Princeton, N.J.-based NRG made headlines in September when it became the first company in the U.S. since 1978 to submit a request a build new nuclear power.
Coal-based generation is currently the power source of choice, accounting for 50% of total U.S. electricity production, but it’s also a major contributor of carbon dioxide emission. State and federal initiatives to curb greenhouse gases associated with climate change are likely to make coal-based electricity more expensive in the future.
“The higher the price of carbon dioxide, the more economic the nuclear option becomes,” says Jim Rogers, chairman and chief executive of Duke Energy.
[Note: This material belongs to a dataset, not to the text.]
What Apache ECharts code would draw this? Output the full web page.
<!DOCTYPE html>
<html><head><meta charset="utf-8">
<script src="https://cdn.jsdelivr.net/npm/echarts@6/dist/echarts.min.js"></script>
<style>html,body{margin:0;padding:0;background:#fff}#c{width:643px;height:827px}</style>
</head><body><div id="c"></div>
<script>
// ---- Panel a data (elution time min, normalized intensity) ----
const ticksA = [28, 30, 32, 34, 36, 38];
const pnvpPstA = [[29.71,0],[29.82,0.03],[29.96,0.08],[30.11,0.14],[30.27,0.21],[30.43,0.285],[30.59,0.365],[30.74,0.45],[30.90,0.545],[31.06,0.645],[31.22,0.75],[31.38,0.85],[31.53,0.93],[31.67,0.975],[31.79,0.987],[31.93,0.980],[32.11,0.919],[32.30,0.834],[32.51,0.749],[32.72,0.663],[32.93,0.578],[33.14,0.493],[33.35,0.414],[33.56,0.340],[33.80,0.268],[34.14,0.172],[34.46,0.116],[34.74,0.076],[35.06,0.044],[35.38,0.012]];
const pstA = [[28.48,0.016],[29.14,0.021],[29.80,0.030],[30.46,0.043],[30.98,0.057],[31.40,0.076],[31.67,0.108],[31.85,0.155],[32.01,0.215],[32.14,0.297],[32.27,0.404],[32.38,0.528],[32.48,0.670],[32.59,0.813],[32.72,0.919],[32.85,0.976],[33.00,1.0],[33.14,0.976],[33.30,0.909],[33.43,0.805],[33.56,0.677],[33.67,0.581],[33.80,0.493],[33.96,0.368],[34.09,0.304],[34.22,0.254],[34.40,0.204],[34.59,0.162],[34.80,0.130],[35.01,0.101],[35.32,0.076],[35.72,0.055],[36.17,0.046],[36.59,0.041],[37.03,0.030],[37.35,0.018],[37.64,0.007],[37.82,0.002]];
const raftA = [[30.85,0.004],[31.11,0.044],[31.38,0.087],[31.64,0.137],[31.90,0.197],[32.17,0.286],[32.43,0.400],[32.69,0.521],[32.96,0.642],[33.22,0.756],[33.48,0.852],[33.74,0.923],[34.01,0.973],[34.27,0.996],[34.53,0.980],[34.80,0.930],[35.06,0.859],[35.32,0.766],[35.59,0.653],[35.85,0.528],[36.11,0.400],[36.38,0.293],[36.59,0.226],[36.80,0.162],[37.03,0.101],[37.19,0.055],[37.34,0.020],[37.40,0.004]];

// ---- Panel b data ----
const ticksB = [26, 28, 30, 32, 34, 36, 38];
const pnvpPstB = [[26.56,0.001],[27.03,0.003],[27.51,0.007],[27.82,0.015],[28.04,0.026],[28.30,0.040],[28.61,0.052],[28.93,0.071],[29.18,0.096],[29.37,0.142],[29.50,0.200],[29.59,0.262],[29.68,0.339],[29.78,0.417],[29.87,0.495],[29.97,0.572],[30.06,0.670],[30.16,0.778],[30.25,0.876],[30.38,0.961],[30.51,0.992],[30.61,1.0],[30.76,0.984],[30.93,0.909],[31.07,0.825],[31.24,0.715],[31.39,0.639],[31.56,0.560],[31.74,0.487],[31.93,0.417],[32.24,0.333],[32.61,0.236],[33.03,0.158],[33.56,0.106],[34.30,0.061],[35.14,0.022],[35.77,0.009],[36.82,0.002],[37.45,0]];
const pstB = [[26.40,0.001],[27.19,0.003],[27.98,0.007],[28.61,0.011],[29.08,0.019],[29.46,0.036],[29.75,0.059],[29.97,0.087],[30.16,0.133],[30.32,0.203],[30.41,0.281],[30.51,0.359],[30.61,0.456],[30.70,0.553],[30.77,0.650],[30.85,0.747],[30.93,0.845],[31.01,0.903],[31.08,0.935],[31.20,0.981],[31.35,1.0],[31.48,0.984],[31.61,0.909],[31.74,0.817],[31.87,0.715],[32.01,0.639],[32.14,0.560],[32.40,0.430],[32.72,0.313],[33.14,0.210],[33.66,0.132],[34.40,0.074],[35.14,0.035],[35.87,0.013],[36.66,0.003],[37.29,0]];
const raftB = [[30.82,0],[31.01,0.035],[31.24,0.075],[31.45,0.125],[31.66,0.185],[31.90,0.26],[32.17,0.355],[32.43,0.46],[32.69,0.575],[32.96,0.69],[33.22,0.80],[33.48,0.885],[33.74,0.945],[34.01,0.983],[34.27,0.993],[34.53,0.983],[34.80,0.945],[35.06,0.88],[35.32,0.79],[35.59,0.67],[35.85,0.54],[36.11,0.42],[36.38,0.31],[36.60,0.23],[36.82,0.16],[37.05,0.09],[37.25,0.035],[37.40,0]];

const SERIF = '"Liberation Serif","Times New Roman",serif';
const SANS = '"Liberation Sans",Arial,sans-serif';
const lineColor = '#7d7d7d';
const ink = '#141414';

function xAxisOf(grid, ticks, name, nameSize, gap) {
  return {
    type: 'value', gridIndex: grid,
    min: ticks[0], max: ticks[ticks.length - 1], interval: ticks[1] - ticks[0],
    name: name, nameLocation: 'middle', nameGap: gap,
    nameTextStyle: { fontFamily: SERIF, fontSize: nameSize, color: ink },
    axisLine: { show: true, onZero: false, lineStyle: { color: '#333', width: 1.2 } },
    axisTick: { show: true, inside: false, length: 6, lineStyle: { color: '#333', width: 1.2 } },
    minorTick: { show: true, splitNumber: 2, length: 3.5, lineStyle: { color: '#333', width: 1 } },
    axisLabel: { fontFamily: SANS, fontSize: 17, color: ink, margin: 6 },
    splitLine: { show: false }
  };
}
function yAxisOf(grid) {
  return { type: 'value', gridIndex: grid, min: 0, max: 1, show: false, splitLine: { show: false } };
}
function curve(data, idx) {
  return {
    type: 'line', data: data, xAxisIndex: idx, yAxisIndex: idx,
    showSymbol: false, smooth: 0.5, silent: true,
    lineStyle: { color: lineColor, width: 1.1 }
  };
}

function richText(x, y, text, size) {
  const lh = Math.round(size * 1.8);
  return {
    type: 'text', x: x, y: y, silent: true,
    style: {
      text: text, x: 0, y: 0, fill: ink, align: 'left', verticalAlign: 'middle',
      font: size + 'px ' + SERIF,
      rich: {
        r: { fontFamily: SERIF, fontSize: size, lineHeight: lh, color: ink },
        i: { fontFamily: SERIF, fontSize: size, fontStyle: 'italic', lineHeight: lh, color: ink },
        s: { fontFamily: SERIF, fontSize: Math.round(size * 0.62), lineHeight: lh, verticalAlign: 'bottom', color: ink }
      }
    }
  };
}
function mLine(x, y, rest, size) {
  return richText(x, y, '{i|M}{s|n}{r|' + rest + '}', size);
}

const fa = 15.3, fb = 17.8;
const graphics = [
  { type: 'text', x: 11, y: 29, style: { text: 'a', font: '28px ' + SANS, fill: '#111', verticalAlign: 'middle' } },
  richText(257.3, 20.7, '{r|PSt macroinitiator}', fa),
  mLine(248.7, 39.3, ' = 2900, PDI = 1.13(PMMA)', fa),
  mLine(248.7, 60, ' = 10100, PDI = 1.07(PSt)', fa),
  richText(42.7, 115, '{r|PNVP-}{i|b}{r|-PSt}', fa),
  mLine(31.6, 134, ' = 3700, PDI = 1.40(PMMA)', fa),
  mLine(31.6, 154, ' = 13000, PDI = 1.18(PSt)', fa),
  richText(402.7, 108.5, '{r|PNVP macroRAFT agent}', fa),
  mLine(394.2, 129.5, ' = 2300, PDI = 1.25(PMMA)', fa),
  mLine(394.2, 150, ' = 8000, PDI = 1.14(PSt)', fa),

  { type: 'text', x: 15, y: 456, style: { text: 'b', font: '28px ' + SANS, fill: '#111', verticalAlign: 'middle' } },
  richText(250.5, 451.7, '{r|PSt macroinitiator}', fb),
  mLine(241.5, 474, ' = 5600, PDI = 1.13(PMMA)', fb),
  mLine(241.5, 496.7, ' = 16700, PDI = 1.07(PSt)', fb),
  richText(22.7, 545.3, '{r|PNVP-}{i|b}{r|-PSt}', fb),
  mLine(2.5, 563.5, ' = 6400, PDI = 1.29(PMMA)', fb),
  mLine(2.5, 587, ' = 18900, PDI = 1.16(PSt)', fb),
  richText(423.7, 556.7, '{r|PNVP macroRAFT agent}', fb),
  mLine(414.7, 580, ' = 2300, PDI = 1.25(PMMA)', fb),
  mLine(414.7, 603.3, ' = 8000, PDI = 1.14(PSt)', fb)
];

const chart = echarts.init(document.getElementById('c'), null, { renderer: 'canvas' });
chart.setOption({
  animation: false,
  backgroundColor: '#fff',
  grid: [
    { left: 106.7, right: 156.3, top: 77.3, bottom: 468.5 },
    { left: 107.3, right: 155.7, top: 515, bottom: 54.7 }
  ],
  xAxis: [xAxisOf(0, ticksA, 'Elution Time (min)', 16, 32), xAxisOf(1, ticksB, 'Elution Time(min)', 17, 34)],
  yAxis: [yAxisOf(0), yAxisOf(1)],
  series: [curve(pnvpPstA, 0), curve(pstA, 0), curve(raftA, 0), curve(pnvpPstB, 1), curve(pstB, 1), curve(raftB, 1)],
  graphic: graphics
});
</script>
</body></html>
Charlotte-based Duke may build a nuclear power plant in South Carolina in the next decade, but that decision hinges largely on the “cost of carbon,” says Rogers.
A Federal Case
As compelling as price trends might be, federal incentives are helping to pave the way for an industry that still has vivid memories of huge losses and a spate of cancelled projects decades ago.
The Energy Policy Act of 2005 provides incentives for new electricity generation, including renewable energy and nuclear power.
The three biggest draws, say companies considering nuclear plants, are production tax credits of up to $6 billion, which will likely to be divided among the first nine newly-built units; regulatory risk insurance to cover licensing delays, worth up to $2 billion; and loan guarantees, which would cover most of the financing in case any of these multi-billion dollar projects wind up in default.
For an unregulated energy provider like NRG Energy, federal incentives were a primary driver in plans to move forward with two new nuclear units in Texas, says Crane.
The incentives were also important to UniStar, a joint venture between Baltimore-based Constellation Energy and French electricity group EDF.
UniStar plans to submit the second half of its application for a new reactor in Maryland by March of 2008. CEO George Vanderheyden says the company is also considering an application for a new reactor in New York.